══ Exercise data
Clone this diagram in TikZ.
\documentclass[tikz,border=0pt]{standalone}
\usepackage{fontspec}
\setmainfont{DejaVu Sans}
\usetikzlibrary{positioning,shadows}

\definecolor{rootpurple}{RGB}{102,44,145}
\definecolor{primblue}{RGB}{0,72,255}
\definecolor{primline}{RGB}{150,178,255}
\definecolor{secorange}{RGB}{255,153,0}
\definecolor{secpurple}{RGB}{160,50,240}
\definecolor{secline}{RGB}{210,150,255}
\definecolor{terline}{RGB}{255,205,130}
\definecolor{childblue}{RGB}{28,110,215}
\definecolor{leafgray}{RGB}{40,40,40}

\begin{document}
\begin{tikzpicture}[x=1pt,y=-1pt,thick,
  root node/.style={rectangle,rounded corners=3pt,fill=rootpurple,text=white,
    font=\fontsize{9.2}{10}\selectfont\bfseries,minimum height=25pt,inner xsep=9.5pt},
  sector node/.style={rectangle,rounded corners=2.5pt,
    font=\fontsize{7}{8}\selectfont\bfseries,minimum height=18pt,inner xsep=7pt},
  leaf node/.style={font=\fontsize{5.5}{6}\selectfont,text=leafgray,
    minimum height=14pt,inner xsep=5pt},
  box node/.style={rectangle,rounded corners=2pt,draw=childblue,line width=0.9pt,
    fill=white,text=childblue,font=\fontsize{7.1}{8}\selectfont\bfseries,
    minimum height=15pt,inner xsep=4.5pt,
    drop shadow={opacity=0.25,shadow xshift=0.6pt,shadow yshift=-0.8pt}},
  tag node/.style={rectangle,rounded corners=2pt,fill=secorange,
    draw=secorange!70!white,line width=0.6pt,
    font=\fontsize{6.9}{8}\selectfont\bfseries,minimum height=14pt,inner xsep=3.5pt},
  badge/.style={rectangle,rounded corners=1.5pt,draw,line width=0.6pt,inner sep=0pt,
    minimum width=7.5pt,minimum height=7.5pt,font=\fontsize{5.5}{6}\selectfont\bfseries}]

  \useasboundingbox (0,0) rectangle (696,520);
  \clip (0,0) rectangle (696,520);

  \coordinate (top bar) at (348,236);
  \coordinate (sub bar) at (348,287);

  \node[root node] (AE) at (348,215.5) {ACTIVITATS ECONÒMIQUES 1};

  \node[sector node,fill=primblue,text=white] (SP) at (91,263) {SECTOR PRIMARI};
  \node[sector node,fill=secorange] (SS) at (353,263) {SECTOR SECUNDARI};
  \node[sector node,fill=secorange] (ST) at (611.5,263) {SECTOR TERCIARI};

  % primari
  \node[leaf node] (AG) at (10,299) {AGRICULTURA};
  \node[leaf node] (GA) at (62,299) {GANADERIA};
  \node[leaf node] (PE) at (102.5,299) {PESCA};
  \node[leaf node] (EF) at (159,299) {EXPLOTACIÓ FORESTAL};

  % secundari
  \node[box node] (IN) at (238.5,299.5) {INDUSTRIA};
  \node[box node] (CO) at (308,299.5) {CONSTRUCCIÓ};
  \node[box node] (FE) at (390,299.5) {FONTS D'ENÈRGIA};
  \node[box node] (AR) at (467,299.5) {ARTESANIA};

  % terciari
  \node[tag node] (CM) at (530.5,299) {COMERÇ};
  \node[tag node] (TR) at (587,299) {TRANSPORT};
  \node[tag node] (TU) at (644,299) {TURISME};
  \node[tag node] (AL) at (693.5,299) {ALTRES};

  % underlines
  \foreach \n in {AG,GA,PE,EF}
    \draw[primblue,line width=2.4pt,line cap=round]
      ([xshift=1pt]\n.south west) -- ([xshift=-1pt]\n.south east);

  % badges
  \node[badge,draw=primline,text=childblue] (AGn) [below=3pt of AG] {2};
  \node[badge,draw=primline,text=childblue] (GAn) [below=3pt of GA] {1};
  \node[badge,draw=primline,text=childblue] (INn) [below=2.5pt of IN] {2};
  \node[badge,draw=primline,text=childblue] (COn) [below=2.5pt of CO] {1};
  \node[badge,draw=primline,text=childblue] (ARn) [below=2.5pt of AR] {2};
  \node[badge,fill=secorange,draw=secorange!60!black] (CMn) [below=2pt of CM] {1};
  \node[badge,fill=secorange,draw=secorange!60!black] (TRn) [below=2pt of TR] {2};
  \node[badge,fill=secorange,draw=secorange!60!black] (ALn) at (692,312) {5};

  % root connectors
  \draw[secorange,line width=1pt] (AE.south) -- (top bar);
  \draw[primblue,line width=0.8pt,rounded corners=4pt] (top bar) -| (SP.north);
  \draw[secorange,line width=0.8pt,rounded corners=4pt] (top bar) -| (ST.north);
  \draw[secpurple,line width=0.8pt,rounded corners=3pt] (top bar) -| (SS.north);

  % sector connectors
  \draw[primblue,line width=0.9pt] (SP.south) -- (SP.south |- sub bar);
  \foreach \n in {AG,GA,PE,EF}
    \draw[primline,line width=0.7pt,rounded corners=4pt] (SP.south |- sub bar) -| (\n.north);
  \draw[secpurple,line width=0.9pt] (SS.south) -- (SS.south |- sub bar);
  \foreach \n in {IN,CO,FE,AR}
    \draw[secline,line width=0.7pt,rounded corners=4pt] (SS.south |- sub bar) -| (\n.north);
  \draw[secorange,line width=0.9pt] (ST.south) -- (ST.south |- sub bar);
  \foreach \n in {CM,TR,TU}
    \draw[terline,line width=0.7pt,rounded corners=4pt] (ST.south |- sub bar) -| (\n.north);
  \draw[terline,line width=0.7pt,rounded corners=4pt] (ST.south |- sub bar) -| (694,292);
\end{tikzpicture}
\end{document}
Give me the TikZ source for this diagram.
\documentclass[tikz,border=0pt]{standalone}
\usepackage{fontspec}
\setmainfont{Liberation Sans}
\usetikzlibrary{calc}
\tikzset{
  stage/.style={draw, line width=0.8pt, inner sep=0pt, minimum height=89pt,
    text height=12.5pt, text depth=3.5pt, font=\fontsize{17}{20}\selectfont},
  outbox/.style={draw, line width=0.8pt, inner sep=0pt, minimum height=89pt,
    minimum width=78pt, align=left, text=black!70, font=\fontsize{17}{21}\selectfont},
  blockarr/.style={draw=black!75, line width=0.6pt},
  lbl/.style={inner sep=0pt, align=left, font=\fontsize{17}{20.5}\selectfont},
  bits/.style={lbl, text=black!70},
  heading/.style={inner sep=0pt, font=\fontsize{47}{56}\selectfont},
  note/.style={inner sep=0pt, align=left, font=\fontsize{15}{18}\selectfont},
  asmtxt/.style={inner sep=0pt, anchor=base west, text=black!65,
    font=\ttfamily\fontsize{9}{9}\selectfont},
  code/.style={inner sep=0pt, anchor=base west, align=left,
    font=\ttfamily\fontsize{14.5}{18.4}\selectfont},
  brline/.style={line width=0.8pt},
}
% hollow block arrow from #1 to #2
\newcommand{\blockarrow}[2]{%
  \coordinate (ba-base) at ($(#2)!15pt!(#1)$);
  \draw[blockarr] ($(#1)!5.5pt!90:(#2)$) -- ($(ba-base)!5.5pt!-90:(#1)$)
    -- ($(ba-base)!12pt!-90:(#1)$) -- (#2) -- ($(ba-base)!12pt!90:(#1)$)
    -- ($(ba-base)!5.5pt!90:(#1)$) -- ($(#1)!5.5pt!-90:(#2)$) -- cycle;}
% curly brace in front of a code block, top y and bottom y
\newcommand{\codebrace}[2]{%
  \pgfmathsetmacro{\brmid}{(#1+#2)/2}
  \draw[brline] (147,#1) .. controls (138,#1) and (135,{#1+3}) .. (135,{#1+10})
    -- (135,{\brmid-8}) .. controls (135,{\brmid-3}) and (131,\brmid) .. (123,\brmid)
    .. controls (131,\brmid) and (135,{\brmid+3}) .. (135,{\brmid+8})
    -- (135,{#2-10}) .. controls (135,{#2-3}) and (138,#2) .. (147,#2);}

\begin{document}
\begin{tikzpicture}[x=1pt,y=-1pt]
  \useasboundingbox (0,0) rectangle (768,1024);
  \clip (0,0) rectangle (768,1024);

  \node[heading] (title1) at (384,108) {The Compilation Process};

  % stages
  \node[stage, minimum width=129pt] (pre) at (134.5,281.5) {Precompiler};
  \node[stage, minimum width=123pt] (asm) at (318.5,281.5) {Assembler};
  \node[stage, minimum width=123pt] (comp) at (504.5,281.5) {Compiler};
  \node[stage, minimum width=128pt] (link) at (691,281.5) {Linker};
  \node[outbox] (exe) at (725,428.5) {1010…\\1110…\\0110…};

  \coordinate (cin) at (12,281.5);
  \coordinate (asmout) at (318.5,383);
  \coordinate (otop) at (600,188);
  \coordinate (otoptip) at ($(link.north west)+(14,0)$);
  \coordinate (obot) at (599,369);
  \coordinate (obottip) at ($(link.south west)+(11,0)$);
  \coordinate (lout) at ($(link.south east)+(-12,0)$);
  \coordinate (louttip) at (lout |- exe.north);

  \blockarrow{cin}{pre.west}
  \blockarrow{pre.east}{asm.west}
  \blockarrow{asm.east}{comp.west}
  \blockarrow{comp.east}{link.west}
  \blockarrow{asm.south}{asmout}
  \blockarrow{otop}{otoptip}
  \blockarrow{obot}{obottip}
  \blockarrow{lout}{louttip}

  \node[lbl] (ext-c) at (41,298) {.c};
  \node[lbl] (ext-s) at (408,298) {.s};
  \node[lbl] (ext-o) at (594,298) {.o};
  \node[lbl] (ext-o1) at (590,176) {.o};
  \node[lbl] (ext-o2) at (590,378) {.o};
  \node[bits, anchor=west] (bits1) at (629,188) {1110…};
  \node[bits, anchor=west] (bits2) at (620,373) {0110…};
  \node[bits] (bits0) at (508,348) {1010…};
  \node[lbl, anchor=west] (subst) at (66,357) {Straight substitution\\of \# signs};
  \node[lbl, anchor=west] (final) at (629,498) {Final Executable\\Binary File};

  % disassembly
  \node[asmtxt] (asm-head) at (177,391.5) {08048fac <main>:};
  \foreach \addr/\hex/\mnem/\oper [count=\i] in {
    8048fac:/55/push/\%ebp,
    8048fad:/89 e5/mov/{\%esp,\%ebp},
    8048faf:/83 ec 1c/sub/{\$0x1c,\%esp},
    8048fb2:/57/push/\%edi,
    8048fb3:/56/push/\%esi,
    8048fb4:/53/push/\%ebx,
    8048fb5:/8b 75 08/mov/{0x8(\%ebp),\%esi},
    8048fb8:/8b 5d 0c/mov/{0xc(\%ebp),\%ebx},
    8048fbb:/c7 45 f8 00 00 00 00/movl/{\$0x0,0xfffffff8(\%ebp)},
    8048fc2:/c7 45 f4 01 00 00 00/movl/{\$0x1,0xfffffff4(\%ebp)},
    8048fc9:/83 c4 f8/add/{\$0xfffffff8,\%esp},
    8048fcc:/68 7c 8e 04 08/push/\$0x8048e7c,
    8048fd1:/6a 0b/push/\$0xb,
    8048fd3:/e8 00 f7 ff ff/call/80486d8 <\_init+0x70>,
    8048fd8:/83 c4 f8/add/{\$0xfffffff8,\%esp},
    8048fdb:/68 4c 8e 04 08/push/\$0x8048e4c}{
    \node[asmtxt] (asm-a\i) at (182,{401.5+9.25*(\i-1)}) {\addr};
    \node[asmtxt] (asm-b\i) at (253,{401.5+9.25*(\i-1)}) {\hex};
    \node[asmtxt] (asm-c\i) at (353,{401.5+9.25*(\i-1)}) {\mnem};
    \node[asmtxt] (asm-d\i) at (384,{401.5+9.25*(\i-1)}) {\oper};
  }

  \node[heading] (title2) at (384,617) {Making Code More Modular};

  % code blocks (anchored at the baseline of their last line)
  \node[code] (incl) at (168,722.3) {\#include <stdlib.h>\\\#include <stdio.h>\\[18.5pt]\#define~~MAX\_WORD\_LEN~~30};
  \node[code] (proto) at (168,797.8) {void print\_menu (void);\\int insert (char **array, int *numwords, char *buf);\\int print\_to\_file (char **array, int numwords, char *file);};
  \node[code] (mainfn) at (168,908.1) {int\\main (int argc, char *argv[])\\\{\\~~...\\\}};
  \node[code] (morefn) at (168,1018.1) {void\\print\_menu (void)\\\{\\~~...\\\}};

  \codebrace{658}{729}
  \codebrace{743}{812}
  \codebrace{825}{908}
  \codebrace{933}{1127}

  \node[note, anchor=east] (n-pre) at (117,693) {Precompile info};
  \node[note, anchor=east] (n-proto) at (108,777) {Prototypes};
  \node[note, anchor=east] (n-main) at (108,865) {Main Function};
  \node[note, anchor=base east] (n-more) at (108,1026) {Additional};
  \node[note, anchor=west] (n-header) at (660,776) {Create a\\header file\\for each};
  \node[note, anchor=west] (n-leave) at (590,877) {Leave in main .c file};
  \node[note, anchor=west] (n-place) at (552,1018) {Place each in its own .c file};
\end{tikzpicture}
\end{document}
════
__Short problem__: Stopping at the line containing "node,fill=secorange] (ST) at", please repeat exactly every line from the very start of the entries, that line included, and nothing more.

__The answer__:
Clone this diagram in TikZ.
\documentclass[tikz,border=0pt]{standalone}
\usepackage{fontspec}
\setmainfont{DejaVu Sans}
\usetikzlibrary{positioning,shadows}

\definecolor{rootpurple}{RGB}{102,44,145}
\definecolor{primblue}{RGB}{0,72,255}
\definecolor{primline}{RGB}{150,178,255}
\definecolor{secorange}{RGB}{255,153,0}
\definecolor{secpurple}{RGB}{160,50,240}
\definecolor{secline}{RGB}{210,150,255}
\definecolor{terline}{RGB}{255,205,130}
\definecolor{childblue}{RGB}{28,110,215}
\definecolor{leafgray}{RGB}{40,40,40}

\begin{document}
\begin{tikzpicture}[x=1pt,y=-1pt,thick,
  root node/.style={rectangle,rounded corners=3pt,fill=rootpurple,text=white,
    font=\fontsize{9.2}{10}\selectfont\bfseries,minimum height=25pt,inner xsep=9.5pt},
  sector node/.style={rectangle,rounded corners=2.5pt,
    font=\fontsize{7}{8}\selectfont\bfseries,minimum height=18pt,inner xsep=7pt},
  leaf node/.style={font=\fontsize{5.5}{6}\selectfont,text=leafgray,
    minimum height=14pt,inner xsep=5pt},
  box node/.style={rectangle,rounded corners=2pt,draw=childblue,line width=0.9pt,
    fill=white,text=childblue,font=\fontsize{7.1}{8}\selectfont\bfseries,
    minimum height=15pt,inner xsep=4.5pt,
    drop shadow={opacity=0.25,shadow xshift=0.6pt,shadow yshift=-0.8pt}},
  tag node/.style={rectangle,rounded corners=2pt,fill=secorange,
    draw=secorange!70!white,line width=0.6pt,
    font=\fontsize{6.9}{8}\selectfont\bfseries,minimum height=14pt,inner xsep=3.5pt},
  badge/.style={rectangle,rounded corners=1.5pt,draw,line width=0.6pt,inner sep=0pt,
    minimum width=7.5pt,minimum height=7.5pt,font=\fontsize{5.5}{6}\selectfont\bfseries}]

  \useasboundingbox (0,0) rectangle (696,520);
  \clip (0,0) rectangle (696,520);

  \coordinate (top bar) at (348,236);
  \coordinate (sub bar) at (348,287);

  \node[root node] (AE) at (348,215.5) {ACTIVITATS ECONÒMIQUES 1};

  \node[sector node,fill=primblue,text=white] (SP) at (91,263) {SECTOR PRIMARI};
  \node[sector node,fill=secorange] (SS) at (353,263) {SECTOR SECUNDARI};
  \node[sector node,fill=secorange] (ST) at (611.5,263) {SECTOR TERCIARI};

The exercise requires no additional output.